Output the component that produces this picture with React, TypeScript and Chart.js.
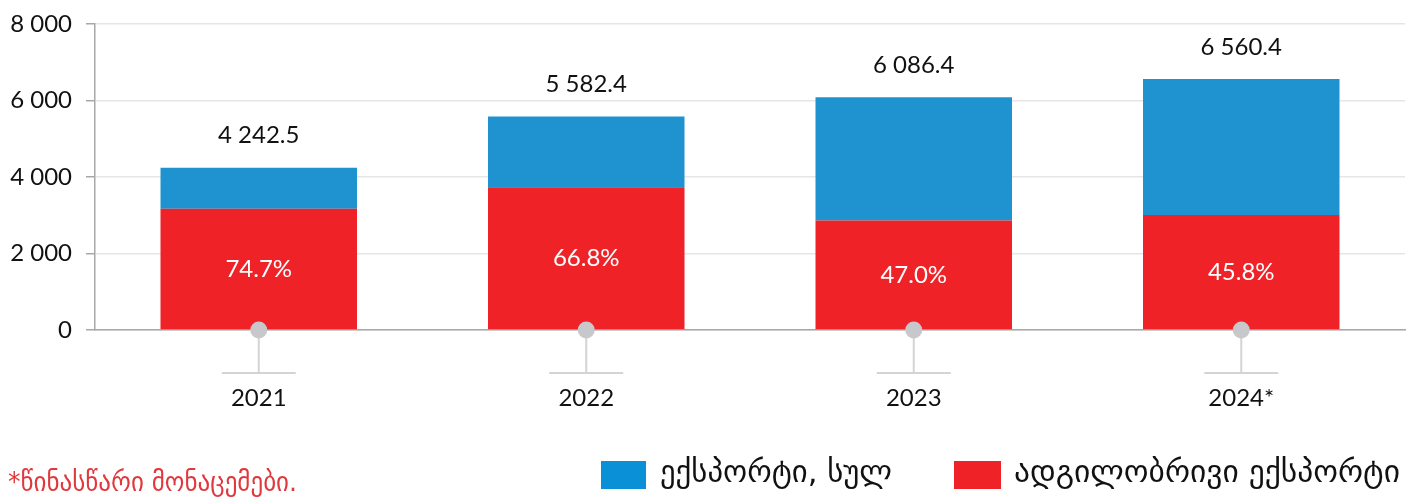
import React, { useEffect, useRef } from 'react';
import { Chart, registerables } from 'chart.js';

Chart.register(...registerables);

const categories = ['2021', '2022', '2023', '2024*'];
const totalExport = [4242.5, 5582.4, 6086.4, 6560.4];
const localExport = [3169.1, 3729.0, 2860.6, 3004.7];
const otherExport = [1073.4, 1853.4, 3225.8, 3555.7];
const localShare = ['74.7%', '66.8%', '47.0%', '45.8%'];
const yTicks = [0, 2000, 4000, 6000, 8000];
const legendLabels = ['ექსპორტი, სულ', 'ადგილობრივი ექსპორტი'];
const footnote = '*წინასწარი მონაცემები.';

const BLUE = '#1e93d0';
const RED = '#ee2227';
const NUM_FONT = 'Lato, "Noto Sans", "DejaVu Sans", sans-serif';
const GEO_FONT = '"DejaVu Sans", sans-serif';

const fmt = (v: number) => {
  const s = v.toFixed(0);
  return s.replace(/\B(?=(\d{3})+(?!\d))/g, ' ');
};
const fmtDec = (v: number) => {
  const [i, d] = v.toFixed(1).split('.');
  return i.replace(/\B(?=(\d{3})+(?!\d))/g, ' ') + '.' + d;
};

const drawFitted = (ctx: any, text: string, x: number, y: number, w: number) => {
  const mw = ctx.measureText(text).width;
  ctx.save();
  ctx.translate(x, y);
  ctx.scale(w / mw, 1);
  ctx.fillText(text, 0, 0);
  ctx.restore();
};

const overlayPlugin = {
  id: 'overlay',
  afterDatasetsDraw(chart: any) {
    const ctx = chart.ctx;
    const y = chart.scales.y;
    const metaRed = chart.getDatasetMeta(0);
    const metaBlue = chart.getDatasetMeta(1);
    ctx.save();
    ctx.textAlign = 'center';
    ctx.textBaseline = 'middle';
    metaRed.data.forEach((bar: any, i: number) => {
      ctx.fillStyle = '#ffffff';
      ctx.font = `24px ${NUM_FONT}`;
      ctx.fillText(localShare[i], bar.x, (bar.y + bar.base) / 2);
    });
    metaBlue.data.forEach((bar: any, i: number) => {
      ctx.fillStyle = '#111111';
      ctx.font = `24px ${NUM_FONT}`;
      ctx.fillText(fmtDec(totalExport[i]), bar.x, y.getPixelForValue(totalExport[i]) - 32);
    });
    const y0 = y.getPixelForValue(0);
    metaRed.data.forEach((bar: any) => {
      ctx.strokeStyle = '#d4d4d6';
      ctx.lineWidth = 2;
      ctx.beginPath();
      ctx.moveTo(bar.x, y0);
      ctx.lineTo(bar.x, y0 + 43);
      ctx.moveTo(bar.x - 37, y0 + 43);
      ctx.lineTo(bar.x + 37, y0 + 43);
      ctx.stroke();
      ctx.fillStyle = '#c8c8cc';
      ctx.beginPath();
      ctx.arc(bar.x, y0, 8.5, 0, Math.PI * 2);
      ctx.fill();
    });
    ctx.restore();
  },
  afterDraw(chart: any) {
    const ctx = chart.ctx;
    ctx.save();
    ctx.textBaseline = 'middle';
    ctx.textAlign = 'left';
    const items = [
      { x: 601, bw: 45, color: '#0a90d6', text: legendLabels[0], tx: 660, w: 232 },
      { x: 954, bw: 47, color: RED, text: legendLabels[1], tx: 1014, w: 386 },
    ];
    items.forEach((it) => {
      ctx.fillStyle = it.color;
      ctx.fillRect(it.x, 461, it.bw, 28);
      ctx.fillStyle = '#111111';
      ctx.font = `30px ${GEO_FONT}`;
      drawFitted(ctx, it.text, it.tx, 474, it.w);
    });
    ctx.fillStyle = '#e0383d';
    ctx.font = `27px ${GEO_FONT}`;
    drawFitted(ctx, footnote, 8, 484, 289);
    ctx.restore();
  },
};

export default function App() {
  const ref = useRef<HTMLCanvasElement | null>(null);
  useEffect(() => {
    if (!ref.current) return;
    const chart = new Chart(ref.current, {
      type: 'bar',
      data: {
        labels: categories,
        datasets: [
          { label: legendLabels[1], data: localExport, backgroundColor: RED, barPercentage: 0.6, categoryPercentage: 1 },
          { label: legendLabels[0], data: otherExport, backgroundColor: BLUE, barPercentage: 0.6, categoryPercentage: 1 },
        ],
      },
      options: {
        responsive: false,
        animation: false,
        maintainAspectRatio: false,
        layout: { padding: { top: 24, right: 8, left: 0, bottom: 0 } },
        plugins: { legend: { display: false }, tooltip: { enabled: false } },
        scales: {
          x: {
            stacked: true,
            grid: { display: false, drawTicks: false },
            border: { display: true, color: '#a8a8a8', width: 1.5 },
            ticks: { color: '#111111', font: { family: NUM_FONT, size: 24 }, padding: 54 },
            afterFit: (s: any) => { s.height = 167; },
          },
          y: {
            stacked: true,
            min: 0,
            max: 8000,
            afterBuildTicks: (s: any) => { s.ticks = yTicks.map((v) => ({ value: v })); },
            grid: { color: '#e6e6e6', tickColor: '#a8a8a8', tickLength: 9, lineWidth: 1.5 },
            border: { display: true, color: '#a8a8a8', width: 1.5 },
            ticks: { color: '#111111', font: { family: NUM_FONT, size: 24, lineHeight: 1 }, padding: 14, callback: (v: any) => fmt(Number(v)) },
            afterFit: (s: any) => { s.width = 95; s.paddingTop = 0; s.paddingBottom = 0; },
          },
        },
      },
      plugins: [overlayPlugin],
    });
    return () => chart.destroy();
  }, []);
  return (
    <div style={{ position: 'fixed', left: 0, top: 0, width: 1413, height: 497 }}>
      <canvas ref={ref} width={1413} height={497} style={{ width: 1413, height: 497 }} />
    </div>
  );
}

* **EXERCISE DESCRIPTION**
All the material shown above is to be copied exactly, with no pictures carried over.

* **TASK ANSWER**
Output the component that produces this picture with React, TypeScript and Chart.js.
import React, { useEffect, useRef } from 'react';
import { Chart, registerables } from 'chart.js';

Chart.register(...registerables);

const categories = ['2021', '2022', '2023', '2024*'];
const totalExport = [4242.5, 5582.4, 6086.4, 6560.4];
const localExport = [3169.1, 3729.0, 2860.6, 3004.7];
const otherExport = [1073.4, 1853.4, 3225.8, 3555.7];
const localShare = ['74.7%', '66.8%', '47.0%', '45.8%'];
const yTicks = [0, 2000, 4000, 6000, 8000];
const legendLabels = ['ექსპორტი, სულ', 'ადგილობრივი ექსპორტი'];
const footnote = '*წინასწარი მონაცემები.';

const BLUE = '#1e93d0';
const RED = '#ee2227';
const NUM_FONT = 'Lato, "Noto Sans", "DejaVu Sans", sans-serif';
const GEO_FONT = '"DejaVu Sans", sans-serif';

const fmt = (v: number) => {
  const s = v.toFixed(0);
  return s.replace(/\B(?=(\d{3})+(?!\d))/g, ' ');
};
const fmtDec = (v: number) => {
  const [i, d] = v.toFixed(1).split('.');
  return i.replace(/\B(?=(\d{3})+(?!\d))/g, ' ') + '.' + d;
};

const drawFitted = (ctx: any, text: string, x: number, y: number, w: number) => {
  const mw = ctx.measureText(text).width;
  ctx.save();
  ctx.translate(x, y);
  ctx.scale(w / mw, 1);
  ctx.fillText(text, 0, 0);
  ctx.restore();
};

const overlayPlugin = {
  id: 'overlay',
  afterDatasetsDraw(chart: any) {
    const ctx = chart.ctx;
    const y = chart.scales.y;
    const metaRed = chart.getDatasetMeta(0);
    const metaBlue = chart.getDatasetMeta(1);
    ctx.save();
    ctx.textAlign = 'center';
    ctx.textBaseline = 'middle';
    metaRed.data.forEach((bar: any, i: number) => {
      ctx.fillStyle = '#ffffff';
      ctx.font = `24px ${NUM_FONT}`;
      ctx.fillText(localShare[i], bar.x, (bar.y + bar.base) / 2);
    });
    metaBlue.data.forEach((bar: any, i: number) => {
      ctx.fillStyle = '#111111';
      ctx.font = `24px ${NUM_FONT}`;
      ctx.fillText(fmtDec(totalExport[i]), bar.x, y.getPixelForValue(totalExport[i]) - 32);
    });
    const y0 = y.getPixelForValue(0);
    metaRed.data.forEach((bar: any) => {
      ctx.strokeStyle = '#d4d4d6';
      ctx.lineWidth = 2;
      ctx.beginPath();
      ctx.moveTo(bar.x, y0);
      ctx.lineTo(bar.x, y0 + 43);
      ctx.moveTo(bar.x - 37, y0 + 43);
      ctx.lineTo(bar.x + 37, y0 + 43);
      ctx.stroke();
      ctx.fillStyle = '#c8c8cc';
      ctx.beginPath();
      ctx.arc(bar.x, y0, 8.5, 0, Math.PI * 2);
      ctx.fill();
    });
    ctx.restore();
  },
  afterDraw(chart: any) {
    const ctx = chart.ctx;
    ctx.save();
    ctx.textBaseline = 'middle';
    ctx.textAlign = 'left';
    const items = [
      { x: 601, bw: 45, color: '#0a90d6', text: legendLabels[0], tx: 660, w: 232 },
      { x: 954, bw: 47, color: RED, text: legendLabels[1], tx: 1014, w: 386 },
    ];
    items.forEach((it) => {
      ctx.fillStyle = it.color;
      ctx.fillRect(it.x, 461, it.bw, 28);
      ctx.fillStyle = '#111111';
      ctx.font = `30px ${GEO_FONT}`;
      drawFitted(ctx, it.text, it.tx, 474, it.w);
    });
    ctx.fillStyle = '#e0383d';
    ctx.font = `27px ${GEO_FONT}`;
    drawFitted(ctx, footnote, 8, 484, 289);
    ctx.restore();
  },
};

export default function App() {
  const ref = useRef<HTMLCanvasElement | null>(null);
  useEffect(() => {
    if (!ref.current) return;
    const chart = new Chart(ref.current, {
      type: 'bar',
      data: {
        labels: categories,
        datasets: [
          { label: legendLabels[1], data: localExport, backgroundColor: RED, barPercentage: 0.6, categoryPercentage: 1 },
          { label: legendLabels[0], data: otherExport, backgroundColor: BLUE, barPercentage: 0.6, categoryPercentage: 1 },
        ],
      },
      options: {
        responsive: false,
        animation: false,
        maintainAspectRatio: false,
        layout: { padding: { top: 24, right: 8, left: 0, bottom: 0 } },
        plugins: { legend: { display: false }, tooltip: { enabled: false } },
        scales: {
          x: {
            stacked: true,
            grid: { display: false, drawTicks: false },
            border: { display: true, color: '#a8a8a8', width: 1.5 },
            ticks: { color: '#111111', font: { family: NUM_FONT, size: 24 }, padding: 54 },
            afterFit: (s: any) => { s.height = 167; },
          },
          y: {
            stacked: true,
            min: 0,
            max: 8000,
            afterBuildTicks: (s: any) => { s.ticks = yTicks.map((v) => ({ value: v })); },
            grid: { color: '#e6e6e6', tickColor: '#a8a8a8', tickLength: 9, lineWidth: 1.5 },
            border: { display: true, color: '#a8a8a8', width: 1.5 },
            ticks: { color: '#111111', font: { family: NUM_FONT, size: 24, lineHeight: 1 }, padding: 14, callback: (v: any) => fmt(Number(v)) },
            afterFit: (s: any) => { s.width = 95; s.paddingTop = 0; s.paddingBottom = 0; },
          },
        },
      },
      plugins: [overlayPlugin],
    });
    return () => chart.destroy();
  }, []);
  return (
    <div style={{ position: 'fixed', left: 0, top: 0, width: 1413, height: 497 }}>
      <canvas ref={ref} width={1413} height={497} style={{ width: 1413, height: 497 }} />
    </div>
  );
}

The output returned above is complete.